10 CC's classic album How Dare You from 1976 featured "Don't hang up" and other great songs. The Godley/Creme videos bench marked the art at the time and the album covers like the one above were innovative and striking.
Did they know that they were prescient?
Nowadays it seems that no one is hanging up, much to the glee of telecommunication companies. Everywhere I go I see people talking into, talking at, typing into, fiddling with or otherwise playing/using cellular phones in their many guises. In a Toronto newspaper the other week the statistics of pedestrian fatalities and injuries were published and there was an indecently high percentage of victims who were hit/maimed/ killed while texting or talking into a hand held device. On the subway the percentage of young people who use their phones while travelling is about 90% (from observations I've made). The first thing that they do is text, scan photos , make calls or listen to music. On the streets the percentage is slightly less but this is where the real danger is. It is quite the usual thing to have some young thing charging along, narrowly missing people on the footpath (sidewalk) and being narrowly missed by cars on the road while they are texting/phoning/listening. Some are oblivious to how loud they are talking and carry on intimate conversations at full volume. The ones that get to me are people who have those annoying blue tooth contraptions fitted to their ears and have the phone in a pocket. They carry on loud conversations seemingly to themselves. This can be a bit disconcerting when shouting is involved as you are never sure if they aren't one of the non-committed loonies that big cities have roaming around sans medication. Whilst not as bad as San Francisco which must have the highest number of brain-fried damaged people per capita, Toronto as a city of many millions of people has its fair share.
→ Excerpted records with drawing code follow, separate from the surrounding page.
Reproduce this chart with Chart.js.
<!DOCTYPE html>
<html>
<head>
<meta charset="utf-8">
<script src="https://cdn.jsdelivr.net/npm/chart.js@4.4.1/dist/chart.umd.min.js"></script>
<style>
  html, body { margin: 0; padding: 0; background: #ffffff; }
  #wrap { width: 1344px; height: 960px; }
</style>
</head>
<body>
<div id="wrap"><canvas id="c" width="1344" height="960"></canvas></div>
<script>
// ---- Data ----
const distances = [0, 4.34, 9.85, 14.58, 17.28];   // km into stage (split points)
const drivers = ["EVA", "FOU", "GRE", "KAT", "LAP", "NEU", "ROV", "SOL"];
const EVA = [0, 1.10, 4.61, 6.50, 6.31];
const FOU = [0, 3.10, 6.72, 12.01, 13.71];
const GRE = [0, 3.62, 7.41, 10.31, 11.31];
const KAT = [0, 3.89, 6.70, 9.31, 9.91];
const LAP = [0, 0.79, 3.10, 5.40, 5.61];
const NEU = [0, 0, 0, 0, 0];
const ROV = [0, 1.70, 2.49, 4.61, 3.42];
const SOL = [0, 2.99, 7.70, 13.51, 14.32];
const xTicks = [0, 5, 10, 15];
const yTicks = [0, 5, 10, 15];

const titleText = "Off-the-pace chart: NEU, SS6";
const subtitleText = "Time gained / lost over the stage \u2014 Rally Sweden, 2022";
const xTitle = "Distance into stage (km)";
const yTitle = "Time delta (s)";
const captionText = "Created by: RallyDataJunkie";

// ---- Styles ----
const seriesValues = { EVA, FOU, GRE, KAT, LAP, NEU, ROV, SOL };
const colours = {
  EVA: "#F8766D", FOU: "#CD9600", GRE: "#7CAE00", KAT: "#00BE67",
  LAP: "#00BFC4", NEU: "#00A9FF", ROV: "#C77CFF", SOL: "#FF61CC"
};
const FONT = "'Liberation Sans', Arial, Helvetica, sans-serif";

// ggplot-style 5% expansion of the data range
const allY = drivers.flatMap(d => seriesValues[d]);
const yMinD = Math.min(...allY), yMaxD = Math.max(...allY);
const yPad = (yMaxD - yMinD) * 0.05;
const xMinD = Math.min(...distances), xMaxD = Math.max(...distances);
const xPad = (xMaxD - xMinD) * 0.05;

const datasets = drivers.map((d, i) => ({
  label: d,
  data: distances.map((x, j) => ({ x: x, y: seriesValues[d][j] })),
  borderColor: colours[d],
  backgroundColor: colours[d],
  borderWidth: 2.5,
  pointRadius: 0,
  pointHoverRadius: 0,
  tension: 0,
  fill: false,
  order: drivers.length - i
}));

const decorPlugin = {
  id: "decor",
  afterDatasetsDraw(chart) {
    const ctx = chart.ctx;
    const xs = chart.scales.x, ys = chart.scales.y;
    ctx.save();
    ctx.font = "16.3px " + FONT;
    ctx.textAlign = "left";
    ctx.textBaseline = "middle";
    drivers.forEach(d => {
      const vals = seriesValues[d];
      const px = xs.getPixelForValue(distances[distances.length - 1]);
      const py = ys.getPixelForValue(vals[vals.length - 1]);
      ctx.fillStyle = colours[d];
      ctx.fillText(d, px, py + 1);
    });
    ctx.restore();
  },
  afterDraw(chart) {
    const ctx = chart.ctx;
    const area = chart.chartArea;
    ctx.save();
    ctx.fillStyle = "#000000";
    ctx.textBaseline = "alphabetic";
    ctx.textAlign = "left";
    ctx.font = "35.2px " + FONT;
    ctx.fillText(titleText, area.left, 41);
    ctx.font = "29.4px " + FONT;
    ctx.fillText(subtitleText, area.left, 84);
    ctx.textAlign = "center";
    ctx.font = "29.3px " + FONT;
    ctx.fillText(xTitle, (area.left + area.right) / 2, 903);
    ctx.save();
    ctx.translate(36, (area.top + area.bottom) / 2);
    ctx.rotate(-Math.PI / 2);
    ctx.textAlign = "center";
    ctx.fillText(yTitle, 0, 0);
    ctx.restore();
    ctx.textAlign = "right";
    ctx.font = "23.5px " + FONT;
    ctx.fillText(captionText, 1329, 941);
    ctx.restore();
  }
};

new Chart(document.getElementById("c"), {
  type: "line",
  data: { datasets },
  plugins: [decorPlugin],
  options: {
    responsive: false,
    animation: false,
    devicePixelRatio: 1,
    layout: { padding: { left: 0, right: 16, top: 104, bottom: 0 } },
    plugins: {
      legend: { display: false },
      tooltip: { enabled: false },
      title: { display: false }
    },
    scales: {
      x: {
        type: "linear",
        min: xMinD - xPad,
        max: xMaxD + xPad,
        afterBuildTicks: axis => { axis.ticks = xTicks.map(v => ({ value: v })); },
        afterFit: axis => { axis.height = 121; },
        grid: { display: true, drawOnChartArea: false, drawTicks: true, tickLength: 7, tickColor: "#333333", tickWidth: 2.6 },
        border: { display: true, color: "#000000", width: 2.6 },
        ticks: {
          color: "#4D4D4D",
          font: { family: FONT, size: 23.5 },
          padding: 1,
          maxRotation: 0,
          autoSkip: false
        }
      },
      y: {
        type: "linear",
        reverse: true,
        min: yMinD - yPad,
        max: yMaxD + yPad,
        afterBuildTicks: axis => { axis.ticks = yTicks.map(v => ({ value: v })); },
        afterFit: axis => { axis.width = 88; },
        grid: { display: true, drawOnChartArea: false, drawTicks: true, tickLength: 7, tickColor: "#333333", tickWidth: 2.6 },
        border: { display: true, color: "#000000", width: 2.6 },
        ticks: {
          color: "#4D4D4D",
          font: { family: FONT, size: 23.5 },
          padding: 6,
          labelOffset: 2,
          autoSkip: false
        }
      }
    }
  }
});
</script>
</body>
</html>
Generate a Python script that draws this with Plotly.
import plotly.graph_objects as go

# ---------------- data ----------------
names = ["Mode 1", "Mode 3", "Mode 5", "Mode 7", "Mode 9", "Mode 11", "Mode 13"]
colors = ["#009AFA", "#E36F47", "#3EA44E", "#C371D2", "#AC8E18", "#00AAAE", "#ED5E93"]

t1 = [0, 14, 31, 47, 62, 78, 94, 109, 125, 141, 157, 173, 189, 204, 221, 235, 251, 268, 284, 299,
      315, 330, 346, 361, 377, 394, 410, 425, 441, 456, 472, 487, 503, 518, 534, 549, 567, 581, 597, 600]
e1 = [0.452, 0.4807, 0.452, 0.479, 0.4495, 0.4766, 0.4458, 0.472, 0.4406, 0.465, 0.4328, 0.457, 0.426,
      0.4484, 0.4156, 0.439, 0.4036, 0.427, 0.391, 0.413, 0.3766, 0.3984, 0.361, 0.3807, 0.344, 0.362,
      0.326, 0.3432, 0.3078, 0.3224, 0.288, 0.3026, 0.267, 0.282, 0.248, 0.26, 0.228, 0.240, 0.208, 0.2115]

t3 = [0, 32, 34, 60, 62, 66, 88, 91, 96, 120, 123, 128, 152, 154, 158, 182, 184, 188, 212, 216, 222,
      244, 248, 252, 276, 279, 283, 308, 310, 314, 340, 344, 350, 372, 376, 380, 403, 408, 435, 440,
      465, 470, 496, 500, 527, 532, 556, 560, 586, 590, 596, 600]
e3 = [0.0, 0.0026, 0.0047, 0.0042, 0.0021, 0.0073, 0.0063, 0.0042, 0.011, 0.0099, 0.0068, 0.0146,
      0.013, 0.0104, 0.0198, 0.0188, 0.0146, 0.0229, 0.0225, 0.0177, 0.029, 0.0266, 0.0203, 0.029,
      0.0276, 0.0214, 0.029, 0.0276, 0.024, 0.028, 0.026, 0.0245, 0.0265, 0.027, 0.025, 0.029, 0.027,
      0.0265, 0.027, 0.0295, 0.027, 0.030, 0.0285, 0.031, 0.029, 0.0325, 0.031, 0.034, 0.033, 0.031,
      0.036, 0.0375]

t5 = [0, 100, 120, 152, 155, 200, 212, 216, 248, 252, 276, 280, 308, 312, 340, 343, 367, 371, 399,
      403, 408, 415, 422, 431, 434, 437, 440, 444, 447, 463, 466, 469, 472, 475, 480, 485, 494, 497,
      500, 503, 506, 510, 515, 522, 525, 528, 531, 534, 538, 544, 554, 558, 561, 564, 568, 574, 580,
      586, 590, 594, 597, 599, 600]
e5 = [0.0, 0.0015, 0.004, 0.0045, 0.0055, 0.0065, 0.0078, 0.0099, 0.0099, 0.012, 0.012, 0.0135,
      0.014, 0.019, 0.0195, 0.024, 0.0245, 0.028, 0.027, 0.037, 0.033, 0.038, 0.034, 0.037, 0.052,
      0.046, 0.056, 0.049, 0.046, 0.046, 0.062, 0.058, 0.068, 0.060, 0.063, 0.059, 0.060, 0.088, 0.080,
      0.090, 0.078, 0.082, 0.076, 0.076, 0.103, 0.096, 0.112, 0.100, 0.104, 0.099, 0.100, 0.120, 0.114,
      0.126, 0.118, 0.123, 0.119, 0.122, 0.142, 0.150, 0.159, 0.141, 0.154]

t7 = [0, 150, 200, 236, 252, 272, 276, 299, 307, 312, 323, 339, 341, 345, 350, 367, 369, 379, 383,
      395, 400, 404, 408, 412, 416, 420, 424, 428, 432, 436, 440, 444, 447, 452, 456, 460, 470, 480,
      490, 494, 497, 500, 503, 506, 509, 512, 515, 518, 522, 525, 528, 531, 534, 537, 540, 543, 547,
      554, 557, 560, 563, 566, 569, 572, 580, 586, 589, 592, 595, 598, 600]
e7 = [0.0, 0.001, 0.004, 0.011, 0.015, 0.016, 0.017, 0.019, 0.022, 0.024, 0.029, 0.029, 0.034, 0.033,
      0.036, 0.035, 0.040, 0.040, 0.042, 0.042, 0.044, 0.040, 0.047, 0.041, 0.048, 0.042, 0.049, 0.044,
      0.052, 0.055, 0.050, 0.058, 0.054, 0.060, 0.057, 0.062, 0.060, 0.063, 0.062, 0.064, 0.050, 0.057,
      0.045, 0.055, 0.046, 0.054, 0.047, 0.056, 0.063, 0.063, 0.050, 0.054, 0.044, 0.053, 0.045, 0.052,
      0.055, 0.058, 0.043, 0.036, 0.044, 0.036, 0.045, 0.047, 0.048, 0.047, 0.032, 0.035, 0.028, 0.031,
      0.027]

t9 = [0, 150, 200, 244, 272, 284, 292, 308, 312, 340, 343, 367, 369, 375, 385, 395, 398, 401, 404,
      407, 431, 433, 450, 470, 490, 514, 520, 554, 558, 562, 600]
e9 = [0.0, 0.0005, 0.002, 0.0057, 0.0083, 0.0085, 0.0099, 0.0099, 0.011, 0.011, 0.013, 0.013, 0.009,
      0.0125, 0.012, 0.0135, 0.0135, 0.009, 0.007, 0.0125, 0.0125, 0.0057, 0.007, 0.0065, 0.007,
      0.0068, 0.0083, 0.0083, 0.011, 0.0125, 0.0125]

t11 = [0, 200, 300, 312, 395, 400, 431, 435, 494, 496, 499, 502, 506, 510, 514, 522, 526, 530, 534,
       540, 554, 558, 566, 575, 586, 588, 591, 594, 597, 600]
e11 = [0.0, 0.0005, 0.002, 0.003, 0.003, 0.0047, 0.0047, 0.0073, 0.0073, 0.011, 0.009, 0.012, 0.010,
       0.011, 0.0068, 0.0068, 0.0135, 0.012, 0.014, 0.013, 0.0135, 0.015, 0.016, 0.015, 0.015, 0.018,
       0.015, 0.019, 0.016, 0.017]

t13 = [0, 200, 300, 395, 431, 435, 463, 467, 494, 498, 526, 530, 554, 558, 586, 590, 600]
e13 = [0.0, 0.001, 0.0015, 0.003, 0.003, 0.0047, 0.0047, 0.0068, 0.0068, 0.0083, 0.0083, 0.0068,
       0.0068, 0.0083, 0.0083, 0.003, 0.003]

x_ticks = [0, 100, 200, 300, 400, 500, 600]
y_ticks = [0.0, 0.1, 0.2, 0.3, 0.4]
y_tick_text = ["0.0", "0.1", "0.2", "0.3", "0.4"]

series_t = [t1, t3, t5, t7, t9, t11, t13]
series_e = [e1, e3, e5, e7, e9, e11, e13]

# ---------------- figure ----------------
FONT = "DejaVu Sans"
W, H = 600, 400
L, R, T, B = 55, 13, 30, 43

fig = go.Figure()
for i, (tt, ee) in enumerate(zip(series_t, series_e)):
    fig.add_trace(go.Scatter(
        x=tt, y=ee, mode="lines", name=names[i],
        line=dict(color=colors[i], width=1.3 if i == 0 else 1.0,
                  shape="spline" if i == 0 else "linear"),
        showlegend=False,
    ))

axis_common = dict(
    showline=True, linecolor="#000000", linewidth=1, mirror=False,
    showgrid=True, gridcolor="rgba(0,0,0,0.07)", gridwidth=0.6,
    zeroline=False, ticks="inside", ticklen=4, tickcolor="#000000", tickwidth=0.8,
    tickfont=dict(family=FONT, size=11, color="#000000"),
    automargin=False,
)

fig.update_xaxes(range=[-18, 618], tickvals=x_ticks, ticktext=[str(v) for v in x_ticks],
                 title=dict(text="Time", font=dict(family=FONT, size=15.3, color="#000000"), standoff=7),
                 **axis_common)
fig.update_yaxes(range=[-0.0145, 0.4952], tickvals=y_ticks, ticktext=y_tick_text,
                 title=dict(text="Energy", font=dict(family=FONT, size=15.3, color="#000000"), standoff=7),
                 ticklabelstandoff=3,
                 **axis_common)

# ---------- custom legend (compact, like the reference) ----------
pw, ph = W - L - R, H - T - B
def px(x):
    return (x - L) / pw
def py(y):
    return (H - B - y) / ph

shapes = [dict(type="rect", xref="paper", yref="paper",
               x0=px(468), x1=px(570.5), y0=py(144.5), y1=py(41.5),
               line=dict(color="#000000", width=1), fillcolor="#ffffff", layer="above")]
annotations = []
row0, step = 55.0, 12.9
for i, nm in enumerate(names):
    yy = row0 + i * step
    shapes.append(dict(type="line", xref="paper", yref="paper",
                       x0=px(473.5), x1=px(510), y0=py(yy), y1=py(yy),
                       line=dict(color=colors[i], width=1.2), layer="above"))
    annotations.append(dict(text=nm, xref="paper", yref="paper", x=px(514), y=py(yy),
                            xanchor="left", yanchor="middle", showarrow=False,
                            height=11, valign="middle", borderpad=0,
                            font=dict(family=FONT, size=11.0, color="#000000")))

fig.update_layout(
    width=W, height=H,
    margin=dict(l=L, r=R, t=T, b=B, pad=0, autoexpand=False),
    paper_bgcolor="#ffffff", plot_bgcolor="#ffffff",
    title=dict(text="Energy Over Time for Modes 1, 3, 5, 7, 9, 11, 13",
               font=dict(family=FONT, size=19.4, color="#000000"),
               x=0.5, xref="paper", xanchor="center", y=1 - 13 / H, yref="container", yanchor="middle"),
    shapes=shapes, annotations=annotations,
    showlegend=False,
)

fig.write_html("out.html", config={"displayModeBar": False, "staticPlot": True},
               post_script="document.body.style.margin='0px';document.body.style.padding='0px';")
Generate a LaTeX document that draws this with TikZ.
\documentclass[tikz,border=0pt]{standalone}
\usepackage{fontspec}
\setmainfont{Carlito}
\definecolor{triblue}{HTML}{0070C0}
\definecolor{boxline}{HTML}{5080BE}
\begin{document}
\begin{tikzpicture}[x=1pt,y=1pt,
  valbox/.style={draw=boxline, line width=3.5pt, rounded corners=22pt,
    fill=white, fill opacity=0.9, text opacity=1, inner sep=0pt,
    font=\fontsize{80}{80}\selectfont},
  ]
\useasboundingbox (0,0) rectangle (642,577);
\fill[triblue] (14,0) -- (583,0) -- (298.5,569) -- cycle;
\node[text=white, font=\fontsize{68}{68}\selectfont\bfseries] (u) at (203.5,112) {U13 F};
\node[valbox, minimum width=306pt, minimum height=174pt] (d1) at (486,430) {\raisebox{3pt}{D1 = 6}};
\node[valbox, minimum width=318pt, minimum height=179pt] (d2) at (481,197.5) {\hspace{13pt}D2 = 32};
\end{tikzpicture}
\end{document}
To be fair, I have joined the ranks of lemmings who support telecommunication companies as I upgraded my 12 year old Nokia for an iPhone 5.
The iPhone 5 has all sorts of marvellous wizardry in addition to phone and text capability. The Nokia provided me with phone and text capability. I used the Nokia mainly to capture phone messages and to receive (and sometimes send) the odd text. I am using the iPhone 5 (after a period of experimentation with e-mails, internet trawling, GPS navigation, news updates etc) for capturing phone messages and receiving (and sometimes sending) the odd text.
The phone has a damn good camera however and, as Toronto is a flat city with no major landmarks, has a very useful built-in compass. The monthly payments (with the rent to buy built-in) including unlimited phone calls and texts and a huge amount of data is less than I was paying in NZ for just calls and texts so it can't all be bad.
Next step for me might be to get a blue tooth earpiece and join the other loonies.